Give the listing again exactly, omitting its images.

• DATA EXTRACT
┏━━
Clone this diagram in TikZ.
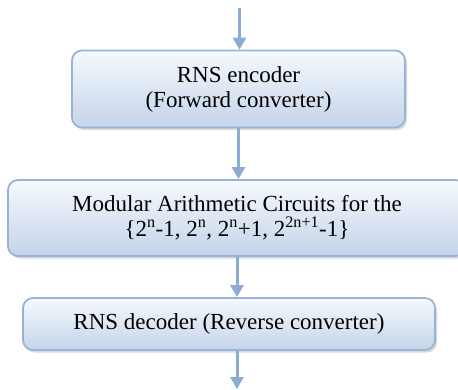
\documentclass[tikz,border=0pt]{standalone}
\usepackage{fontspec}
\setmainfont{Liberation Serif}
\usetikzlibrary{shadows,arrows.meta}
\definecolor{boxline}{RGB}{150,180,215}
\definecolor{boxtop}{RGB}{246,249,253}
\definecolor{boxbot}{RGB}{196,212,234}
\definecolor{flow}{RGB}{142,172,210}

\begin{document}
\begin{tikzpicture}[x=1pt,y=-1pt,
	stage/.style={draw=boxline,line width=1.8pt,rounded corners=10pt,
		top color=boxtop,bottom color=boxbot,align=center,
		font=\rmfamily\fontsize{23}{25}\selectfont,inner sep=0pt,
		drop shadow={shadow xshift=2pt,shadow yshift=-2.5pt,fill=black!30}},
	flowarrow/.style={draw=flow,line width=3pt,-{Triangle[length=12pt,width=13pt]}}]
		\useasboundingbox (0,0) rectangle (458,389);
		\coordinate (in) at (239.5,8);
		\coordinate (out) at (237,389);
		\node[stage,minimum width=333pt,minimum height=77pt] (enc) at (238.5,89)
			{RNS encoder\\(Forward converter)};
		\node[stage,minimum width=458pt,minimum height=76pt] (mod) at (237,218)
			{Modular Arithmetic Circuits for the\\
			\{2\textsuperscript{n}-1, 2\textsuperscript{n}, 2\textsuperscript{n}+1, 2\textsuperscript{2n+1}-1\}};
		\node[stage,minimum width=412pt,minimum height=52pt] (dec) at (229,324)
			{RNS decoder (Reverse converter)};
		\draw[flowarrow] (in) -- (enc.north -| in);
		\draw[flowarrow] (enc.south) -- (enc.south |- mod.north);
		\draw[flowarrow] (mod.south) -- (mod.south |- dec.north);
		\draw[flowarrow] (dec.south -| out) -- (out);
	\end{tikzpicture}
\end{document}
┗━━
• WRITTEN SOLUTION
Clone this diagram in TikZ.
\documentclass[tikz,border=0pt]{standalone}
\usepackage{fontspec}
\setmainfont{Liberation Serif}
\usetikzlibrary{shadows,arrows.meta}
\definecolor{boxline}{RGB}{150,180,215}
\definecolor{boxtop}{RGB}{246,249,253}
\definecolor{boxbot}{RGB}{196,212,234}
\definecolor{flow}{RGB}{142,172,210}

\begin{document}
\begin{tikzpicture}[x=1pt,y=-1pt,
	stage/.style={draw=boxline,line width=1.8pt,rounded corners=10pt,
		top color=boxtop,bottom color=boxbot,align=center,
		font=\rmfamily\fontsize{23}{25}\selectfont,inner sep=0pt,
		drop shadow={shadow xshift=2pt,shadow yshift=-2.5pt,fill=black!30}},
	flowarrow/.style={draw=flow,line width=3pt,-{Triangle[length=12pt,width=13pt]}}]
		\useasboundingbox (0,0) rectangle (458,389);
		\coordinate (in) at (239.5,8);
		\coordinate (out) at (237,389);
		\node[stage,minimum width=333pt,minimum height=77pt] (enc) at (238.5,89)
			{RNS encoder\\(Forward converter)};
		\node[stage,minimum width=458pt,minimum height=76pt] (mod) at (237,218)
			{Modular Arithmetic Circuits for the\\
			\{2\textsuperscript{n}-1, 2\textsuperscript{n}, 2\textsuperscript{n}+1, 2\textsuperscript{2n+1}-1\}};
		\node[stage,minimum width=412pt,minimum height=52pt] (dec) at (229,324)
			{RNS decoder (Reverse converter)};
		\draw[flowarrow] (in) -- (enc.north -| in);
		\draw[flowarrow] (enc.south) -- (enc.south |- mod.north);
		\draw[flowarrow] (mod.south) -- (mod.south |- dec.north);
		\draw[flowarrow] (dec.south -| out) -- (out);
	\end{tikzpicture}
\end{document}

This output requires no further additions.